Basho Techs. Holdco B, LLC v. Georgetown Basho Investors, LLC

Decision Date06 July 2018
Docket NumberC.A. No. 11802-VCL
PartiesBASHO TECHNOLOGIES HOLDCO B, LLC, BASHO TECHNOLOGIES HOLDCO C, LLC, BASHO TECHNOLOGIES HOLDCO E, LLC, HUNOBY ENTERPRISES, LLC, and EARL P. GALLEHER, III, individually and derivatively on behalf of Basho Technologies, Inc., Plaintiffs, v. GEORGETOWN BASHO INVESTORS, LLC, a Delaware limited liability company, NEWPORT BEACH INVESTORS, LLC, a Delaware limited liability company, CHESTER C. DAVENPORT, ROBERT L. REISLEY, JONATHAN FOTOS, ATSUSHI YAMANAKA, and ADAM J. WRAY, Defendants, and BASHO TECHNOLOGIES, INC., a Delaware corporation, Nominal Defendant.
CourtCourt of Chancery of Delaware
MEMORANDUM OPINION

R. Montgomery Donaldson, Robert A. Penza, POLSINELLI PC, Wilmington, Delaware; Robert V. Spake, POLSINELLI PC, Kansas City, Missouri; Attorneys for Plaintiffs.

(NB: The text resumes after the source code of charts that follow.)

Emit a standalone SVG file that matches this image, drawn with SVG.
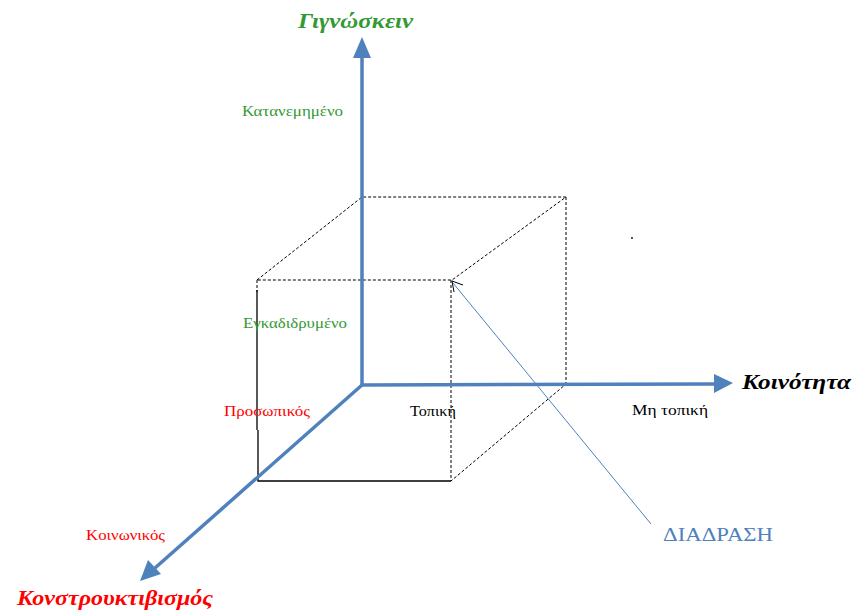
<svg xmlns="http://www.w3.org/2000/svg" width="852" height="610" viewBox="0 0 852 610">
<style>
.ax{stroke:#4f81bd;stroke-width:3.5;fill:none}
.ah{fill:#4f81bd}
.dash{stroke:#000;stroke-width:1;stroke-dasharray:3 2;fill:none}
.sol{stroke:#000;stroke-width:1.3;fill:none}
.t{font-family:"Liberation Serif",serif}
.title{font-size:22px;font-weight:bold;font-style:italic}
.sm{font-size:14px}
.g{fill:#339933}
.r{fill:#ff0000}
.k{fill:#000}
</style>
<rect width="852" height="610" fill="#fff"/>
<g id="connectors">
<path class="dash" d="M257,280 L362,197 L566,197 L452,280 Z"/>
<path class="dash" d="M566,197 L566,384 M451,280 L451,481 L566,384 M257,280 L257,292"/>
<path class="sol" d="M257,290 L257,430 M258,430 L258,481 L451,481"/>
<line class="ax" x1="362" y1="385" x2="362" y2="58"/>
<polygon class="ah" points="362,37 353,58 371,58"/>
<line class="ax" x1="362" y1="385" x2="714" y2="384"/>
<polygon class="ah" points="733,383 714,374 714,393"/>
<line class="ax" x1="362" y1="385" x2="155" y2="568"/>
<polygon class="ah" points="140,581 148,560 161,574"/>
<line x1="651" y1="524" x2="453" y2="283" stroke="#4f81bd" stroke-width="1"/>
<path d="M463,285 L452,281 L454,292" stroke="#000" stroke-width="1" fill="none"/>
<circle cx="632" cy="238" r="0.9" fill="#000"/>
</g>
<g id="axis-knowing"><text class="t title g" x="298" y="28" textLength="115" lengthAdjust="spacingAndGlyphs">Γιγνώσκειν</text></g>
<g id="axis-community"><text class="t title k" x="742" y="389" textLength="109" lengthAdjust="spacingAndGlyphs">Κοινότητα</text></g>
<g id="axis-constructivism"><text class="t title r" x="17" y="605" textLength="196" lengthAdjust="spacingAndGlyphs">Κονστρουκτιβισμός</text></g>
<g id="label-distributed"><text class="t sm g" x="242" y="116" textLength="101" lengthAdjust="spacingAndGlyphs">Κατανεμημένο</text></g>
<g id="label-embedded"><text class="t sm g" x="243" y="328" textLength="104" lengthAdjust="spacingAndGlyphs">Εγκαδιδρυμένο</text></g>
<g id="label-personal"><text class="t sm r" x="224" y="416" textLength="86" lengthAdjust="spacingAndGlyphs">Προσωπικός</text></g>
<g id="label-local"><text class="t sm k" x="410" y="416" textLength="46" lengthAdjust="spacingAndGlyphs">Τοπική</text></g>
<g id="label-nonlocal"><text class="t sm k" x="632" y="415" textLength="76" lengthAdjust="spacingAndGlyphs">Μη τοπική</text></g>
<g id="label-social"><text class="t sm r" x="86" y="540" textLength="79" lengthAdjust="spacingAndGlyphs">Κοινωνικός</text></g>
<g id="label-interaction"><text class="t" x="663" y="541" font-size="19" fill="#4f81bd" textLength="110" lengthAdjust="spacingAndGlyphs">ΔΙΑΔΡΑΣΗ</text></g>
</svg>
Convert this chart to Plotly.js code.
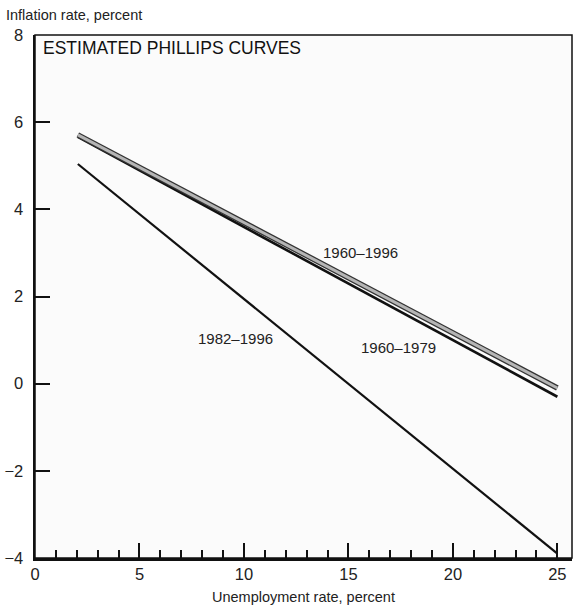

Barry M. Klayman, COZEN O'CONNOR, Wilmington, Delaware; Lezlie Madden, COZEN O'CONNOR, Philadelphia, Pennsylvania; Attorneys for Defendants.

LASTER, V.C.

Nominal defendant Basho Technologies, Inc. ("Basho" or the "Company") was a promising, early-stage technology company. In 2010, defendant Georgetown Basho Investors, LLC ("Georgetown") invested in Basho. Defendant Chester Davenport controlled Georgetown and served as its President and Managing Member. Davenport joined the Company's board of directors (the "Board").

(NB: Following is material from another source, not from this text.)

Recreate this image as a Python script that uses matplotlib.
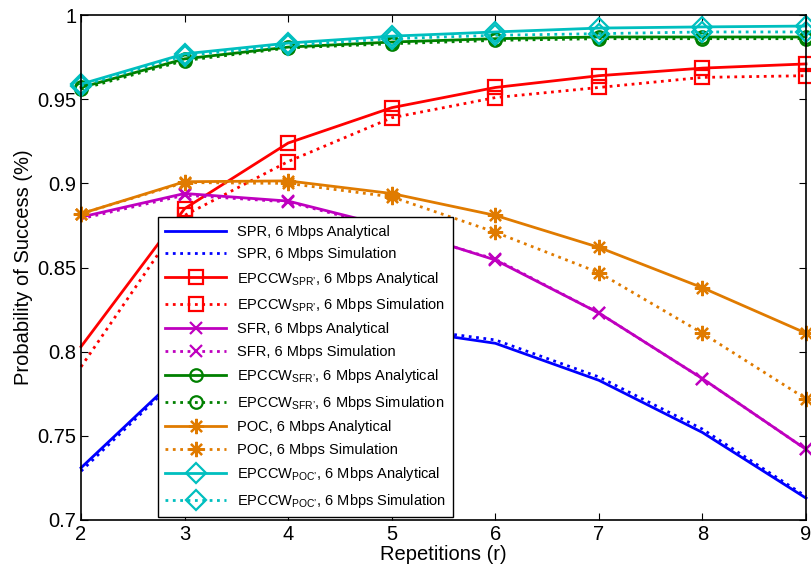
import matplotlib
matplotlib.use("Agg")
import matplotlib.pyplot as plt

plt.rcParams["font.family"] = ["Liberation Sans", "DejaVu Sans"]
plt.rcParams["mathtext.fontset"] = "custom"
plt.rcParams["mathtext.rm"] = "Liberation Sans"

# repetitions
reps = [2, 3, 4, 5, 6, 7, 8, 9]

# probability of success
spr_ana = [0.731, 0.789, 0.808, 0.814, 0.805, 0.783, 0.752, 0.713]
spr_sim = [0.729, 0.788, 0.808, 0.815, 0.807, 0.785, 0.754, 0.714]
ep_spr_ana = [0.803, 0.885, 0.924, 0.945, 0.957, 0.964, 0.9685, 0.971]
ep_spr_sim = [0.791, 0.881, 0.913, 0.939, 0.951, 0.957, 0.963, 0.964]
sfr_ana = [0.880, 0.894, 0.8895, 0.874, 0.8545, 0.823, 0.784, 0.742]
sfr_sim = [0.879, 0.893, 0.889, 0.873, 0.855, 0.823, 0.784, 0.742]
ep_sfr_ana = [0.957, 0.974, 0.981, 0.984, 0.986, 0.987, 0.987, 0.987]
ep_sfr_sim = [0.956, 0.973, 0.9805, 0.983, 0.985, 0.986, 0.986, 0.986]
poc_ana = [0.882, 0.901, 0.9015, 0.894, 0.881, 0.862, 0.838, 0.811]
poc_sim = [0.882, 0.9005, 0.900, 0.892, 0.871, 0.847, 0.811, 0.772]
ep_poc_ana = [0.959, 0.977, 0.9834, 0.9875, 0.990, 0.9923, 0.993, 0.9935]
ep_poc_sim = [0.958, 0.976, 0.982, 0.986, 0.988, 0.989, 0.990, 0.990]

BLUE = "#0000ff"
RED = "#ff0000"
MAG = "#bf00bf"
GREEN = "#008000"
ORANGE = "#e07b00"
CYAN = "#00bfbf"
STAR = (8, 2, 0)

fig = plt.figure(figsize=(8.12, 5.75), dpi=100)
ax = fig.add_axes([0.0998, 0.0957, 0.8928, 0.878])

# (values, colour, style, marker, size, first marked point, label)
series = [
    (spr_ana, BLUE, "-", None, 0, 0, "SPR, 6 Mbps Analytical"),
    (spr_sim, BLUE, ":", None, 0, 0, "SPR, 6 Mbps Simulation"),
    (ep_spr_ana, RED, "-", "s", 10, 1, "EPCCW$_{\\mathregular{SPR’}}$, 6 Mbps Analytical"),
    (ep_spr_sim, RED, ":", "s", 10, 1, "EPCCW$_{\\mathregular{SPR’}}$, 6 Mbps Simulation"),
    (sfr_ana, MAG, "-", "x", 9, 1, "SFR, 6 Mbps Analytical"),
    (sfr_sim, MAG, ":", "x", 9, 1, "SFR, 6 Mbps Simulation"),
    (ep_sfr_ana, GREEN, "-", "o", 9, 0, "EPCCW$_{\\mathregular{SFR’}}$, 6 Mbps Analytical"),
    (ep_sfr_sim, GREEN, ":", "o", 9, 0, "EPCCW$_{\\mathregular{SFR’}}$, 6 Mbps Simulation"),
    (poc_ana, ORANGE, "-", STAR, 11, 0, "POC, 6 Mbps Analytical"),
    (poc_sim, ORANGE, ":", STAR, 11, 0, "POC, 6 Mbps Simulation"),
    (ep_poc_ana, CYAN, "-", "D", 10, 0, "EPCCW$_{\\mathregular{POC’}}$, 6 Mbps Analytical"),
    (ep_poc_sim, CYAN, ":", "D", 10, 0, "EPCCW$_{\\mathregular{POC’}}$, 6 Mbps Simulation"),
]

for vals, col, ls, mk, ms, start, lab in series:
    ax.plot(reps, vals, color=col, ls=ls, lw=2, marker=mk, ms=ms,
            markevery=slice(start, None), mfc="none", mec=col, mew=1.6,
            label=lab, clip_on=False)

ax.set_xlim(2, 9)
ax.set_ylim(0.7, 1.0)
ax.set_xticks(reps)
ax.set_yticks([0.7, 0.75, 0.8, 0.85, 0.9, 0.95, 1.0])
ax.set_yticklabels(["0.7", "0.75", "0.8", "0.85", "0.9", "0.95", "1"])
ax.tick_params(direction="in", top=True, right=True, labelsize=14.5, length=5)
ax.set_xlabel("Repetitions (r)", fontsize=14.5, labelpad=1)
ax.set_ylabel("Probability of Success (%)", fontsize=14.5, labelpad=3)
for sp in ax.spines.values():
    sp.set_linewidth(1.2)

leg = ax.legend(loc="lower left", bbox_to_anchor=(0.106, 0.006), fontsize=10.5,
                handlelength=4.2, handletextpad=0.7, labelspacing=0.58,
                fancybox=False, edgecolor="black", framealpha=1,
                borderpad=0.5, borderaxespad=0)
leg.get_frame().set_linewidth(1.0)

fig.savefig("out.png", dpi=100)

Over the next three years, Georgetown led or co-led a series of preferred stock financings for Basho. Through them, Georgetown gained blocking rights that enabled it to control Basho's access to capital. As Davenport recognized and emphasized repeatedly, the blocking rights gave Georgetown effective control over the Company when the Company was on the verge of running out of money.

In 2013, after maneuvering the Company into a positon of maximum financial distress, Georgetown and Davenport forced through a Series G financing round that was highly favorable to Georgetown and unfair to Basho and its other investors. The Series G round also gave Georgetown hard control.

After achieving hard control, Georgetown added defendant Jonathan Fotos, a Georgetown employee, to the Board. Davenport, Fotos, and their allies on the Board took steps to consolidate their control, including by creating an Executive Committee through which Davenport and another Georgetown representative ran the Company. They caused Basho to engage in self-dealing transactions, and they turned down sources of capital that would have undermined their control. Three outside directors left the Board, as did the CEO, other senior managers, and key employees.

Davenport hoped to sell Basho and channel the bulk of the proceeds to Georgetown through its preferred stock holdings. Davenport thought that other investors would eagerly participate in the Series G financing that Georgetown had extracted, thereby providing the Company with necessary financing. Instead, investors viewed Georgetown's oppressive actions as a red flag and questioned Basho's ability to succeed. Georgetown was not able to generate any significant outside funding for Basho, nor was it able to achieve a sale.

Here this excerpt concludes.